What you should do >>
Give back every line exactly as it appears, pictures excluded.

Input records >>
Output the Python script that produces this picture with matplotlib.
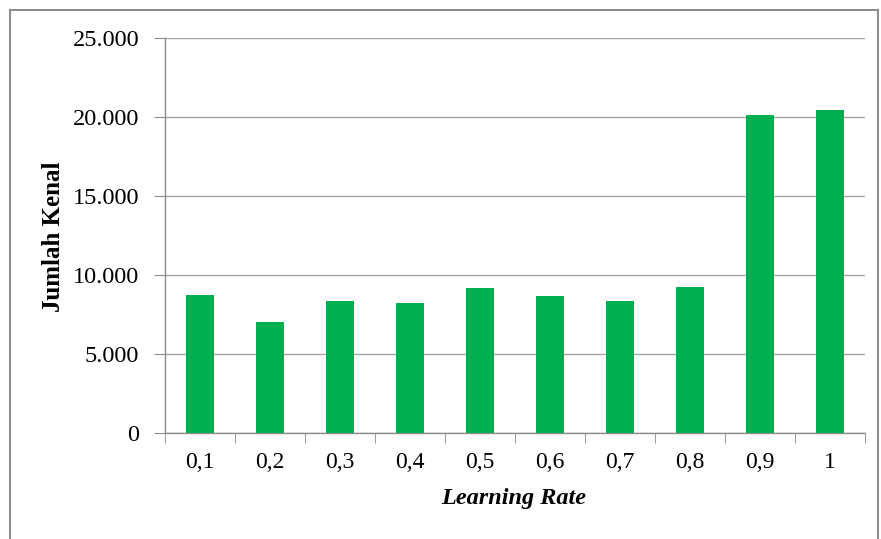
import matplotlib
matplotlib.use("Agg")
import matplotlib.pyplot as plt
from matplotlib.patches import Rectangle
from matplotlib.ticker import FuncFormatter
import numpy as np

categories = ["0,1", "0,2", "0,3", "0,4", "0,5", "0,6", "0,7", "0,8", "0,9", "1"]
values = [8730, 7010, 8360, 8210, 9180, 8670, 8360, 9260, 20130, 20430]
yticks = [0, 5000, 10000, 15000, 20000, 25000]

plt.rcParams['font.family'] = ['Liberation Serif', 'DejaVu Serif']

fig = plt.figure(figsize=(8.81, 5.39), dpi=100)
fig.patch.set_facecolor('white')
fig.patches.append(Rectangle((10/881, -0.05), (878-10)/881, 1 - 10/539 + 0.05,
                             transform=fig.transFigure, fill=False,
                             edgecolor='#8c8c8c', linewidth=1.5, zorder=0))

ax = fig.add_axes([165/881, 1 - 433/539, 700/881, 395/539])
x = np.arange(len(categories))
ax.bar(x, values, width=0.4, color='#00B050', zorder=3)

ax.set_xlim(-0.5, len(categories) - 0.5)
ax.set_ylim(0, 25000)
ax.set_yticks(yticks)
ax.yaxis.set_major_formatter(FuncFormatter(lambda v, p: f"{int(v):,}".replace(",", ".")))
ax.grid(axis='y', color='#a6a6a6', linewidth=1.0, zorder=0)

ax.set_xticks(x)
ax.set_xticklabels(categories)
ax.set_xticks(np.arange(-0.5, len(categories) + 0.5, 1), minor=True)
ax.tick_params(axis='x', which='major', length=0, labelsize=17, pad=14)
ax.tick_params(axis='x', which='minor', length=7, color='#8c8c8c', direction='out')
ax.tick_params(axis='y', which='major', length=8, color='#8c8c8c', labelsize=17.5, pad=10.5)

for side in ['top', 'right']:
    ax.spines[side].set_visible(False)
for side in ['left', 'bottom']:
    ax.spines[side].set_color('#8c8c8c')
    ax.spines[side].set_linewidth(1.0)

fig.text(54/881, 1 - 237/539, "Jumlah Kenal", rotation=90, ha='center', va='center',
         fontsize=18, fontweight='bold')
fig.text(514/881, 1 - 504/539, "Learning Rate", ha='center', va='baseline',
         fontsize=17.5, fontweight='bold', style='italic')

fig.savefig("out.png", dpi=100)
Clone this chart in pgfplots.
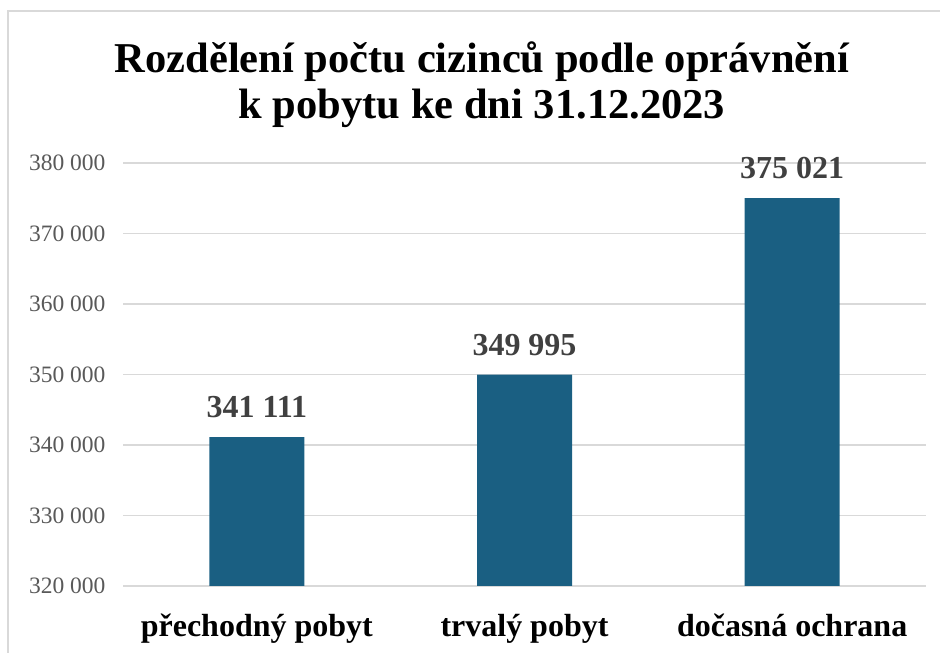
\documentclass[border=0pt]{standalone}
\usepackage{fontspec}
\setmainfont{Liberation Serif}[BoldFont={Liberation Serif Bold}]
\usepackage{pgfplots}
\pgfplotsset{compat=1.18}
\definecolor{barblue}{HTML}{1A5F82}
\definecolor{gridgray}{HTML}{D9D9D9}
\definecolor{tickgray}{HTML}{595959}
\definecolor{valgray}{HTML}{404040}
\begin{document}
\begin{tikzpicture}[x=1pt,y=1pt]
\path[use as bounding box] (0,0) rectangle (940,653);
\draw[gridgray, line width=1.5pt] (8,0) -- (8,642) -- (940,642);
\node[align=center, font=\fontsize{42.5}{46}\selectfont\bfseries] at (482,568)
  {Rozdělení počtu cizinců podle oprávnění\\k pobytu ke dni 31.12.2023};
\begin{axis}[
  at={(123pt,67pt)}, anchor=south west,
  scale only axis, width=803pt, height=423pt,
  ybar, bar width=95pt,
  xmin=-0.5, xmax=2.5, ymin=320000, ymax=380000,
  scaled y ticks=false,
  ytick={320000,330000,340000,350000,360000,370000,380000},
  yticklabels={320 000,330 000,340 000,350 000,360 000,370 000,380 000},
  xtick=data,
  xticklabels={přechodný pobyt, trvalý pobyt, dočasná ochrana},
  axis line style={draw=none}, tick style={draw=none},
  ymajorgrids, grid style={gridgray, line width=1.2pt},
  yticklabel style={font=\fontsize{23.5}{23.5}\selectfont, text=tickgray, xshift=-14pt},
  xticklabel style={font=\fontsize{32}{32}\selectfont\bfseries, text=black, yshift=-20pt},
  point meta=explicit symbolic,
  nodes near coords,
  every node near coord/.append style={font=\fontsize{32}{32}\selectfont\bfseries, text=valgray, inner sep=0pt, yshift=19pt},
]
\addplot[fill=barblue, draw=none] coordinates {(0,341111) [341 111] (1,349995) [349 995] (2,375021) [375 021]};
\end{axis}
\end{tikzpicture}
\end{document}
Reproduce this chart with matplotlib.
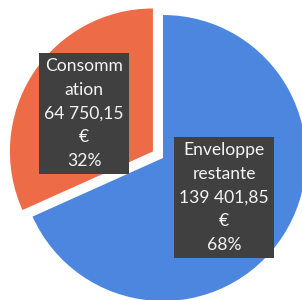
import matplotlib
matplotlib.use("Agg")
import matplotlib.pyplot as plt

categories = ["Enveloppe restante", "Consommation"]
values = [139401.85, 64750.15]
label_lines = [["Enveloppe", "restante"], ["Consomm", "ation"]]
colors = ["#4c86de", "#ee6b48"]

def fmt_eur(v):
    s = f"{v:,.2f}"
    s = s.replace(",", " ").replace(".", ",")
    return s

total = sum(values)

fig = plt.figure(figsize=(3.02, 3.00), dpi=100)
ax = fig.add_axes([0, 0, 1, 1])

ax.pie(values, colors=colors, startangle=90, counterclock=False,
       center=(163, 142), radius=143, explode=[0, 12],
       wedgeprops=dict(linewidth=0), frame=True)
ax.set_xlim(0, 302)
ax.set_ylim(0, 300)
ax.set_aspect("equal")
ax.axis("off")

positions = [(84, 186.5), (224, 102.5)][::-1]
for name_lines, v, pos in zip(label_lines, values, positions):
    pct = round(v / total * 100)
    txt = "\n".join(name_lines + [fmt_eur(v), "€", f"{pct}%"])
    ax.text(pos[0], pos[1], txt, ha="center", va="center", color="#f4f4f4",
            fontsize=12.6, linespacing=1.58,
            family=["Lato", "DejaVu Sans"],
            bbox=dict(boxstyle="square,pad=0.3", fc="#404040", ec="none"))

fig.savefig("out.png", dpi=100, facecolor="white")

Solution to the exercise >>
Output the Python script that produces this picture with matplotlib.
import matplotlib
matplotlib.use("Agg")
import matplotlib.pyplot as plt
from matplotlib.patches import Rectangle
from matplotlib.ticker import FuncFormatter
import numpy as np

categories = ["0,1", "0,2", "0,3", "0,4", "0,5", "0,6", "0,7", "0,8", "0,9", "1"]
values = [8730, 7010, 8360, 8210, 9180, 8670, 8360, 9260, 20130, 20430]
yticks = [0, 5000, 10000, 15000, 20000, 25000]

plt.rcParams['font.family'] = ['Liberation Serif', 'DejaVu Serif']

fig = plt.figure(figsize=(8.81, 5.39), dpi=100)
fig.patch.set_facecolor('white')
fig.patches.append(Rectangle((10/881, -0.05), (878-10)/881, 1 - 10/539 + 0.05,
                             transform=fig.transFigure, fill=False,
                             edgecolor='#8c8c8c', linewidth=1.5, zorder=0))

ax = fig.add_axes([165/881, 1 - 433/539, 700/881, 395/539])
x = np.arange(len(categories))
ax.bar(x, values, width=0.4, color='#00B050', zorder=3)

ax.set_xlim(-0.5, len(categories) - 0.5)
ax.set_ylim(0, 25000)
ax.set_yticks(yticks)
ax.yaxis.set_major_formatter(FuncFormatter(lambda v, p: f"{int(v):,}".replace(",", ".")))
ax.grid(axis='y', color='#a6a6a6', linewidth=1.0, zorder=0)

ax.set_xticks(x)
ax.set_xticklabels(categories)
ax.set_xticks(np.arange(-0.5, len(categories) + 0.5, 1), minor=True)
ax.tick_params(axis='x', which='major', length=0, labelsize=17, pad=14)
ax.tick_params(axis='x', which='minor', length=7, color='#8c8c8c', direction='out')
ax.tick_params(axis='y', which='major', length=8, color='#8c8c8c', labelsize=17.5, pad=10.5)

for side in ['top', 'right']:
    ax.spines[side].set_visible(False)
for side in ['left', 'bottom']:
    ax.spines[side].set_color('#8c8c8c')
    ax.spines[side].set_linewidth(1.0)

fig.text(54/881, 1 - 237/539, "Jumlah Kenal", rotation=90, ha='center', va='center',
         fontsize=18, fontweight='bold')
fig.text(514/881, 1 - 504/539, "Learning Rate", ha='center', va='baseline',
         fontsize=17.5, fontweight='bold', style='italic')

fig.savefig("out.png", dpi=100)
Clone this chart in pgfplots.
\documentclass[border=0pt]{standalone}
\usepackage{fontspec}
\setmainfont{Liberation Serif}[BoldFont={Liberation Serif Bold}]
\usepackage{pgfplots}
\pgfplotsset{compat=1.18}
\definecolor{barblue}{HTML}{1A5F82}
\definecolor{gridgray}{HTML}{D9D9D9}
\definecolor{tickgray}{HTML}{595959}
\definecolor{valgray}{HTML}{404040}
\begin{document}
\begin{tikzpicture}[x=1pt,y=1pt]
\path[use as bounding box] (0,0) rectangle (940,653);
\draw[gridgray, line width=1.5pt] (8,0) -- (8,642) -- (940,642);
\node[align=center, font=\fontsize{42.5}{46}\selectfont\bfseries] at (482,568)
  {Rozdělení počtu cizinců podle oprávnění\\k pobytu ke dni 31.12.2023};
\begin{axis}[
  at={(123pt,67pt)}, anchor=south west,
  scale only axis, width=803pt, height=423pt,
  ybar, bar width=95pt,
  xmin=-0.5, xmax=2.5, ymin=320000, ymax=380000,
  scaled y ticks=false,
  ytick={320000,330000,340000,350000,360000,370000,380000},
  yticklabels={320 000,330 000,340 000,350 000,360 000,370 000,380 000},
  xtick=data,
  xticklabels={přechodný pobyt, trvalý pobyt, dočasná ochrana},
  axis line style={draw=none}, tick style={draw=none},
  ymajorgrids, grid style={gridgray, line width=1.2pt},
  yticklabel style={font=\fontsize{23.5}{23.5}\selectfont, text=tickgray, xshift=-14pt},
  xticklabel style={font=\fontsize{32}{32}\selectfont\bfseries, text=black, yshift=-20pt},
  point meta=explicit symbolic,
  nodes near coords,
  every node near coord/.append style={font=\fontsize{32}{32}\selectfont\bfseries, text=valgray, inner sep=0pt, yshift=19pt},
]
\addplot[fill=barblue, draw=none] coordinates {(0,341111) [341 111] (1,349995) [349 995] (2,375021) [375 021]};
\end{axis}
\end{tikzpicture}
\end{document}
Reproduce this chart with matplotlib.
import matplotlib
matplotlib.use("Agg")
import matplotlib.pyplot as plt

categories = ["Enveloppe restante", "Consommation"]
values = [139401.85, 64750.15]
label_lines = [["Enveloppe", "restante"], ["Consomm", "ation"]]
colors = ["#4c86de", "#ee6b48"]

def fmt_eur(v):
    s = f"{v:,.2f}"
    s = s.replace(",", " ").replace(".", ",")
    return s

total = sum(values)

fig = plt.figure(figsize=(3.02, 3.00), dpi=100)
ax = fig.add_axes([0, 0, 1, 1])

ax.pie(values, colors=colors, startangle=90, counterclock=False,
       center=(163, 142), radius=143, explode=[0, 12],
       wedgeprops=dict(linewidth=0), frame=True)
ax.set_xlim(0, 302)
ax.set_ylim(0, 300)
ax.set_aspect("equal")
ax.axis("off")

positions = [(84, 186.5), (224, 102.5)][::-1]
for name_lines, v, pos in zip(label_lines, values, positions):
    pct = round(v / total * 100)
    txt = "\n".join(name_lines + [fmt_eur(v), "€", f"{pct}%"])
    ax.text(pos[0], pos[1], txt, ha="center", va="center", color="#f4f4f4",
            fontsize=12.6, linespacing=1.58,
            family=["Lato", "DejaVu Sans"],
            bbox=dict(boxstyle="square,pad=0.3", fc="#404040", ec="none"))

fig.savefig("out.png", dpi=100, facecolor="white")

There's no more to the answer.